BAB IV — Periode Penyaringan
1: Syaikhul Islam Ar-Rofi’i (w. 624 H)
Karya utamanya: Al-Muharror, ringkasan dari Al-Wajiz
karya Al-Ghozali.
Rantai ringkasannya luar biasa:
Al-Muharror → ringkasan Al-Wajiz
Al-Wajiz → ringkasan Al-Wasith
Al-Wasith → ringkasan Al-Basith
Al-Basith → penjabaran Bidayatul Mathlab (Imam
Haromain)
Bidayatul Mathlab → penjelasan Al-Mukhtashor
karya Al-Muzani (murid utama Asy-Syafi’i).
2: Al-Hafizh An-Nawawi (w. 676 H)
Karya besarnya:
Minhajut Tholibin – Ringkasan Al-Muharror, ditata ulang dengan
bahasa yang lebih jelas dan teratur.
Kitab ini bersama Matan Abu Syuja’ menjadi pegangan
pesantren di Nusantara.
Al-Majmu’ Syarhul Muhadzdzab – Penjabaran Al-Muhadzdzab
karya Asy-Syairozi.
Kitab ini menjadi ensiklopedia fiqih Syafi’i paling lengkap
dan sistematis, meskipun belum selesai sempurna karena An-Nawawi wafat sebelum
menuntaskannya.
BAB V — Periode Penetapan
Dua tokoh utama madzhab, An-Nawawi dan Ar-Rofi’i, disebut
Asy-Syaikhon (dua guru besar).
Pendapat keduanya menjadi dasar resmi madzhab. Setelah
mereka, muncul ulama yang menertibkan dan mensyarah karya mereka:
1. Zakariya Al-Anshori yang meringkas Minhajut Tholibin menjadi Minhajut Thullab.
2. Ibnu Hajar Al-Haitsami (Tuhfatul Muhtaj)
3. Ar-Romli (Nihayatul Muhtaj)
4. Asy-Syirbini (Mughnil Muhtaj)
Kitab-kitab ini menjadi rujukan utama fiqih Syafi’i sampai
hari ini.
BAB VI — Kesimpulan
Imam Asy-Syafi’i adalah penggabung dua madzhab besar (Maliki
dan Hanafi).

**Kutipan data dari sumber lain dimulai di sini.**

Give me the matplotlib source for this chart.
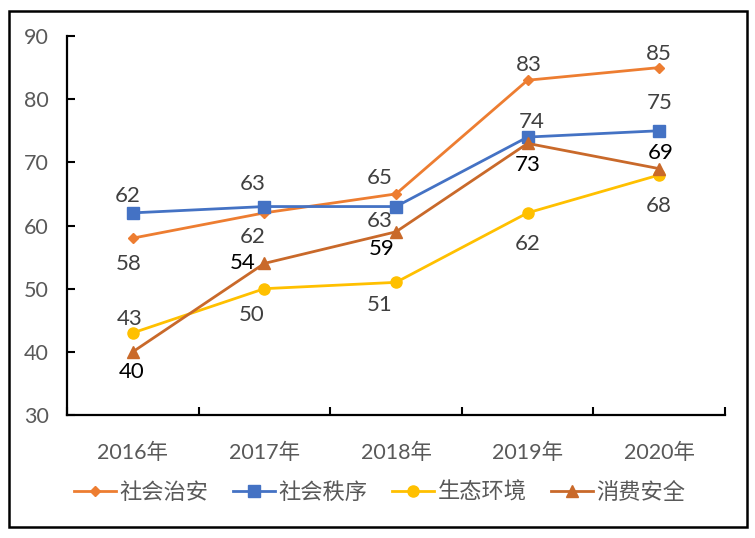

Ia menegakkan fiqih di atas empat dasar: Al-Qur’an, As-Sunnah,
Ijma’, dan Qiyas.
Warisan keilmuannya disusun, disaring, dan ditetapkan oleh
generasi demi generasi, dari Al-Muzani hingga Ibnu Hajar Al-Haitsami.
Madzhab Asy-Syafi’i tidak hanya sistem fiqih, tetapi juga
metodologi berpikir ilmiah dalam memahami nash dan realitas.